How to Actually Pick Your Category
Four questions to answer honestly before you commit a year of your life to a category:
1. Do you have an unfair advantage in this space?
The best ecommerce brands almost always have a founder who genuinely knew the category before starting the business. Beauty founders who worked in formulation. Pet brands started by vets. Coffee brands run by roasters. If you can't articulate why you have an edge over the next person who reads this article, the category isn't right for you.
2. What's the repeat purchase mechanism?
If you can't answer "what makes my customer come back in 60 days?" in one sentence, the category economics will be brutal. Categories with a natural answer (you ran out, you outgrew it, you finished it, the kid grew) compound. Categories without one require constant top-of-funnel spend.
3. Is there a defensible niche you can own?
"Skincare" is too broad. "Skincare for melanated skin in their 40s" is a niche. "Pet products" is too broad. "Joint supplements for senior dogs over 50 pounds" is a niche. The niche is what protects you from Amazon and from the next ten people entering your category next year.
4. Can you build a brand here, or are you just reselling?

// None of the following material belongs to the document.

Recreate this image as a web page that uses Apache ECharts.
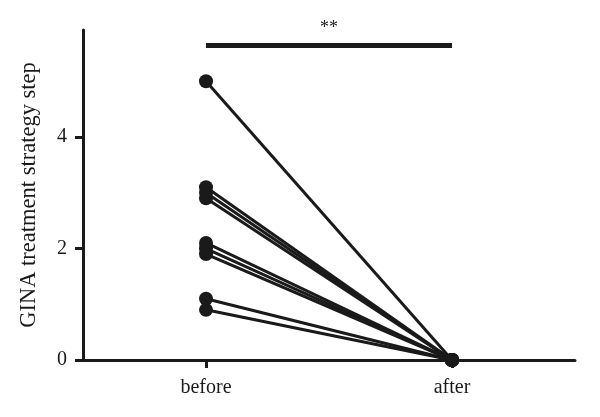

If a customer can't tell whether they bought your product or a generic version, you're a reseller, not a brand. Brand-able categories have emotional resonance (pet, baby, beauty), expertise barriers (supplements, hobby gear), or design potential (jewelry, candles, sustainable goods). Categories without any of those are race-to-the-bottom plays.
🎯 If repeat purchase is critical
Beauty, Pet, Supplements, Food/Bev
💎 If margin is critical
Candles, Jewelry, Digital products
🛡️ If defensibility is critical
Niche hobby, Sustainable home
❤️ If brand-building is critical
Beauty, Baby/Kids, Pet
The Honest Bottom Line
"What should I sell?" is the wrong first question. The right one is "what category has economics I can build a business in?" Margin, repeat purchase, competition level, and defensibility — together they decide whether your store survives past month six.
The 10 categories above all clear the bar in different ways. Beauty, pet, supplements, and food repeat best. Candles, jewelry, and digital products have the strongest margins. Niche hobby and sustainable goods are most defensible. Baby and kids combine emotional moats with natural repeat. Pick the one where you have an unfair advantage, can articulate the repeat mechanism, and can build a brand that customers actually care about.
Whatever you do, don't pick a category because TikTok made it look easy.